Leaving out every picture, copy the lines of the data exactly, from the first through the line containing "const promedio1 = 55.1;".

══════

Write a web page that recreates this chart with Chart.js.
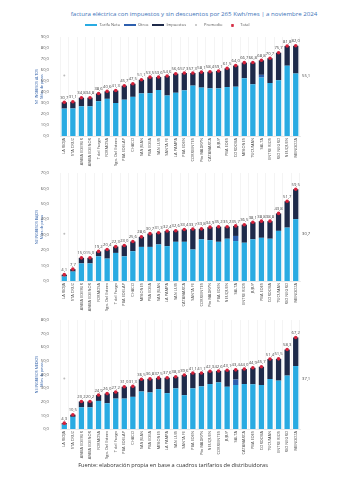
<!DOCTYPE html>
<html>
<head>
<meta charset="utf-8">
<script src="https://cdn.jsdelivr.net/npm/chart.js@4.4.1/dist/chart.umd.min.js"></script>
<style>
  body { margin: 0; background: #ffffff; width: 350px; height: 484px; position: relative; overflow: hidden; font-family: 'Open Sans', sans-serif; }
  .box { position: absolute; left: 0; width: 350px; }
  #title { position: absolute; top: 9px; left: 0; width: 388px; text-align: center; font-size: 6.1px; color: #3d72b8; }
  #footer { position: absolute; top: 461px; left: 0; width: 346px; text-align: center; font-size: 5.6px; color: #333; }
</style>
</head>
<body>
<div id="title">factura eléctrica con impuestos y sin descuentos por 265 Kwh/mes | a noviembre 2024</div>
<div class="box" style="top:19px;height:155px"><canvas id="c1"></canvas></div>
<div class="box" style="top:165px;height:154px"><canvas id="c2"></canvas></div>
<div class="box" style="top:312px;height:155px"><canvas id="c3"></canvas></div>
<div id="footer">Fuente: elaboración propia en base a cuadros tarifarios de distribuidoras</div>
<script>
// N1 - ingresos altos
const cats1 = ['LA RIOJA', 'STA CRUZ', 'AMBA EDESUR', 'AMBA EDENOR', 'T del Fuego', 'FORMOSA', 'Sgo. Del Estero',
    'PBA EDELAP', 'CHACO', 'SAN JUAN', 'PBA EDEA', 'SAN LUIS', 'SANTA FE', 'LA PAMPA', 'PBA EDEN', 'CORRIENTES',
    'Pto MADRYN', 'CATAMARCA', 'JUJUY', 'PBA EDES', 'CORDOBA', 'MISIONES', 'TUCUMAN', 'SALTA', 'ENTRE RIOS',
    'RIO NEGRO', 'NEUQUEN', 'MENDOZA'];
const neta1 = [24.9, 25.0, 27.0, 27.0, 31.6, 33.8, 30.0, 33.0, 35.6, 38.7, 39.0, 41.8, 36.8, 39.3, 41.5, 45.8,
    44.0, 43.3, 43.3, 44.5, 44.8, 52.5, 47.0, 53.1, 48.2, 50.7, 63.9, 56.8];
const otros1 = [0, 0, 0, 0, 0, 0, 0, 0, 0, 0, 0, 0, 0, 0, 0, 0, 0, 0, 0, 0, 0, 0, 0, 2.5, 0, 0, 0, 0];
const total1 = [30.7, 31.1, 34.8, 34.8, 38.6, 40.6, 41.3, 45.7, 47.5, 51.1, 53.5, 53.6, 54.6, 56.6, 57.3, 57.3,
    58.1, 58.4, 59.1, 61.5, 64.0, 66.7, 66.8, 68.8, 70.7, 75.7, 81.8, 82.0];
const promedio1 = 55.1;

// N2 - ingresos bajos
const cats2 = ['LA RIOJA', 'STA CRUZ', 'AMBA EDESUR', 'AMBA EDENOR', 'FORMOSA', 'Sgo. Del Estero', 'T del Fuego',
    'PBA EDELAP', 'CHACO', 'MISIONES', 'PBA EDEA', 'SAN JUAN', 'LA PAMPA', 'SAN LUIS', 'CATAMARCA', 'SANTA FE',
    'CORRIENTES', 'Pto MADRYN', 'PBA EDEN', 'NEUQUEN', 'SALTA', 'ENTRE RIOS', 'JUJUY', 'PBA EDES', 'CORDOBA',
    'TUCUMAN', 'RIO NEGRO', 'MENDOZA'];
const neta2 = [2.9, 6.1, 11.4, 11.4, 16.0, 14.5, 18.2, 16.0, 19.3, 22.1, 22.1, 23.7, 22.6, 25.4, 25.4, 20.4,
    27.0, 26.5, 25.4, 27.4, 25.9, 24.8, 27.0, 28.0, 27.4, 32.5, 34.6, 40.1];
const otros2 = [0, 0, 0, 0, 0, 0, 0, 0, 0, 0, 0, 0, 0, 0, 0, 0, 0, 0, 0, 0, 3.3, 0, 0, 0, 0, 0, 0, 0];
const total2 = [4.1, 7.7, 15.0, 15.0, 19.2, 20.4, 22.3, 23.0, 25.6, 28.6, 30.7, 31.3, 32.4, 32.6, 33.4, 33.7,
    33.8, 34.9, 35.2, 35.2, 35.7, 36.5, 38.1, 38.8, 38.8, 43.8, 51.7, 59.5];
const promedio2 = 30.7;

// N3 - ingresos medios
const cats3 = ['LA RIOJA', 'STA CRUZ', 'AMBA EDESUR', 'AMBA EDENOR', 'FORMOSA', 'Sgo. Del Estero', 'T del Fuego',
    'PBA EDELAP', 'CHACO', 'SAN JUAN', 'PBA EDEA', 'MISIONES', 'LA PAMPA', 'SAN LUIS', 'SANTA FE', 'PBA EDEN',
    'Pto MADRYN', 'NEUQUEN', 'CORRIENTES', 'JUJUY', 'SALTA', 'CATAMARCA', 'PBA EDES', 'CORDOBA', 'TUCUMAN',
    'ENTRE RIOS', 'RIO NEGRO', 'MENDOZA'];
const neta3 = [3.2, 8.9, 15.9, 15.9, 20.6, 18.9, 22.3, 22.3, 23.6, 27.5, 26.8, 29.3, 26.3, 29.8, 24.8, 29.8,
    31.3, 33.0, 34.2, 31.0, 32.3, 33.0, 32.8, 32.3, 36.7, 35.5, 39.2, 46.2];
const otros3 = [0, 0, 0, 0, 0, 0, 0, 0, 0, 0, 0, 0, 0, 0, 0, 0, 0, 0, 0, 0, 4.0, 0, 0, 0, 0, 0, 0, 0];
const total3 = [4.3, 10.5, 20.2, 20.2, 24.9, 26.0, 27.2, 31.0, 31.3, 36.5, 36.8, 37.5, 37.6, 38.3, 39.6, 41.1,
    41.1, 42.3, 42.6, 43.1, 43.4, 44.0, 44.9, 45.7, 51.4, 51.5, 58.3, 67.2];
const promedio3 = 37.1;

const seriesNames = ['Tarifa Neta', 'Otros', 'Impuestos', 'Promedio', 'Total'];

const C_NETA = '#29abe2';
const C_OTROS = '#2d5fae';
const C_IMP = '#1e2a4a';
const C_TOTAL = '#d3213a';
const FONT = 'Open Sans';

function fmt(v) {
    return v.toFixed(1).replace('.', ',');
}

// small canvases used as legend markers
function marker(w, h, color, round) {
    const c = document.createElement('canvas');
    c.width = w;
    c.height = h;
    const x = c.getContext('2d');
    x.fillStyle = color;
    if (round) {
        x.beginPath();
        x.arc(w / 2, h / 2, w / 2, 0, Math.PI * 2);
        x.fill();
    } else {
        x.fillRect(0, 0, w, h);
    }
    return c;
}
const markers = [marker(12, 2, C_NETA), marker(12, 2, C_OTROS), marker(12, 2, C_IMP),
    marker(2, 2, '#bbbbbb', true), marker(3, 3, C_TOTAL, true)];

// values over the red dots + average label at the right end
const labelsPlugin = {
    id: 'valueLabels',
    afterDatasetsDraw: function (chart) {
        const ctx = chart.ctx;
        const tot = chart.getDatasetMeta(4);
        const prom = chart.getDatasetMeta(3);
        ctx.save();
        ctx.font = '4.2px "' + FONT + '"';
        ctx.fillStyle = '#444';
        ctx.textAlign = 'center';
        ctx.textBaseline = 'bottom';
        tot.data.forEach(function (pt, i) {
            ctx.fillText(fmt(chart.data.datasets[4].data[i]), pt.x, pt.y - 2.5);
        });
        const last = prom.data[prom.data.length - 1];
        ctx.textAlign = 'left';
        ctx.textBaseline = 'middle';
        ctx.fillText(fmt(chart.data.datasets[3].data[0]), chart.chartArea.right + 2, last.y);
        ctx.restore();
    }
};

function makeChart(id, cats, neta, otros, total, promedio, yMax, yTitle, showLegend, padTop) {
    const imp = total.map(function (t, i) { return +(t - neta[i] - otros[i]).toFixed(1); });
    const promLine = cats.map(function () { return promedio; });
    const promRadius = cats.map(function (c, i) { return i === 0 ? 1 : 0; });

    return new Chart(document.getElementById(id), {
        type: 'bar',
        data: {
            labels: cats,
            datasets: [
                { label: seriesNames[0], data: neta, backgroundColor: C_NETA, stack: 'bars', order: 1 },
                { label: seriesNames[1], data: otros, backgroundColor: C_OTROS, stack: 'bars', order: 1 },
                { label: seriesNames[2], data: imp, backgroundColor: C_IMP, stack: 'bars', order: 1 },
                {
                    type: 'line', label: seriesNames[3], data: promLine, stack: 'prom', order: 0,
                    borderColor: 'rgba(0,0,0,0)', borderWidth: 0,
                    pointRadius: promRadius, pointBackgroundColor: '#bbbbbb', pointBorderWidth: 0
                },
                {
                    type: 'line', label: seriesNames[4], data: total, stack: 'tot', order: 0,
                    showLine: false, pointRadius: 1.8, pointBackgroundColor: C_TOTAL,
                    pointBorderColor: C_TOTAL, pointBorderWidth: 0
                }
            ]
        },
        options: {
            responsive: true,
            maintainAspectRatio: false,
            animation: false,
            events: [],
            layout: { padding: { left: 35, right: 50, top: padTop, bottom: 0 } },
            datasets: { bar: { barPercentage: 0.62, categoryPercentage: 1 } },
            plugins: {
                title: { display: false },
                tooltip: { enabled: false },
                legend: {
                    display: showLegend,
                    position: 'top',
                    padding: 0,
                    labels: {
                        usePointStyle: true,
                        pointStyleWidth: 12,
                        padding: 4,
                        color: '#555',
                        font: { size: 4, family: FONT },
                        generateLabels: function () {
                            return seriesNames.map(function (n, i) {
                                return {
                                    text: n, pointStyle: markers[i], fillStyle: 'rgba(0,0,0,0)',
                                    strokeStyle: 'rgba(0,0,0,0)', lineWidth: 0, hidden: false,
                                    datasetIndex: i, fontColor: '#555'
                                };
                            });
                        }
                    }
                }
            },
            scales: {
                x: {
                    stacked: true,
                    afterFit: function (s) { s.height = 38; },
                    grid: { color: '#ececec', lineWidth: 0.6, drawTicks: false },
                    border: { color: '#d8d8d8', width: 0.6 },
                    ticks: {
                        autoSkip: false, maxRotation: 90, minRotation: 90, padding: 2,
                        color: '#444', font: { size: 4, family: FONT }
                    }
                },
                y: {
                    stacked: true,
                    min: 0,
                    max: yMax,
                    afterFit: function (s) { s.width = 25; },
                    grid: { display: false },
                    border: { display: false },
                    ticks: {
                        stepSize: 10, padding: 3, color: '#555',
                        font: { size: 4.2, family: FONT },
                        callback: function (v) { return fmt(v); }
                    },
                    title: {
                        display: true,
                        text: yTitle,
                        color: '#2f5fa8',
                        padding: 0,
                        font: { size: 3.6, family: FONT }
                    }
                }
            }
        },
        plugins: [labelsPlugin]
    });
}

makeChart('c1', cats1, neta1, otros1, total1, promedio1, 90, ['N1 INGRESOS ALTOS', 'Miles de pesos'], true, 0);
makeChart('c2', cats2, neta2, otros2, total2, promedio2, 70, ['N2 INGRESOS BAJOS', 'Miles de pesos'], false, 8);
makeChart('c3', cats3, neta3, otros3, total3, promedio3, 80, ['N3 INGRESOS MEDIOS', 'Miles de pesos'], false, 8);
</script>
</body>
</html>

══════

● PROBLEM SOLUTION:
Write a web page that recreates this chart with Chart.js.
<!DOCTYPE html>
<html>
<head>
<meta charset="utf-8">
<script src="https://cdn.jsdelivr.net/npm/chart.js@4.4.1/dist/chart.umd.min.js"></script>
<style>
  body { margin: 0; background: #ffffff; width: 350px; height: 484px; position: relative; overflow: hidden; font-family: 'Open Sans', sans-serif; }
  .box { position: absolute; left: 0; width: 350px; }
  #title { position: absolute; top: 9px; left: 0; width: 388px; text-align: center; font-size: 6.1px; color: #3d72b8; }
  #footer { position: absolute; top: 461px; left: 0; width: 346px; text-align: center; font-size: 5.6px; color: #333; }
</style>
</head>
<body>
<div id="title">factura eléctrica con impuestos y sin descuentos por 265 Kwh/mes | a noviembre 2024</div>
<div class="box" style="top:19px;height:155px"><canvas id="c1"></canvas></div>
<div class="box" style="top:165px;height:154px"><canvas id="c2"></canvas></div>
<div class="box" style="top:312px;height:155px"><canvas id="c3"></canvas></div>
<div id="footer">Fuente: elaboración propia en base a cuadros tarifarios de distribuidoras</div>
<script>
// N1 - ingresos altos
const cats1 = ['LA RIOJA', 'STA CRUZ', 'AMBA EDESUR', 'AMBA EDENOR', 'T del Fuego', 'FORMOSA', 'Sgo. Del Estero',
    'PBA EDELAP', 'CHACO', 'SAN JUAN', 'PBA EDEA', 'SAN LUIS', 'SANTA FE', 'LA PAMPA', 'PBA EDEN', 'CORRIENTES',
    'Pto MADRYN', 'CATAMARCA', 'JUJUY', 'PBA EDES', 'CORDOBA', 'MISIONES', 'TUCUMAN', 'SALTA', 'ENTRE RIOS',
    'RIO NEGRO', 'NEUQUEN', 'MENDOZA'];
const neta1 = [24.9, 25.0, 27.0, 27.0, 31.6, 33.8, 30.0, 33.0, 35.6, 38.7, 39.0, 41.8, 36.8, 39.3, 41.5, 45.8,
    44.0, 43.3, 43.3, 44.5, 44.8, 52.5, 47.0, 53.1, 48.2, 50.7, 63.9, 56.8];
const otros1 = [0, 0, 0, 0, 0, 0, 0, 0, 0, 0, 0, 0, 0, 0, 0, 0, 0, 0, 0, 0, 0, 0, 0, 2.5, 0, 0, 0, 0];
const total1 = [30.7, 31.1, 34.8, 34.8, 38.6, 40.6, 41.3, 45.7, 47.5, 51.1, 53.5, 53.6, 54.6, 56.6, 57.3, 57.3,
    58.1, 58.4, 59.1, 61.5, 64.0, 66.7, 66.8, 68.8, 70.7, 75.7, 81.8, 82.0];
const promedio1 = 55.1;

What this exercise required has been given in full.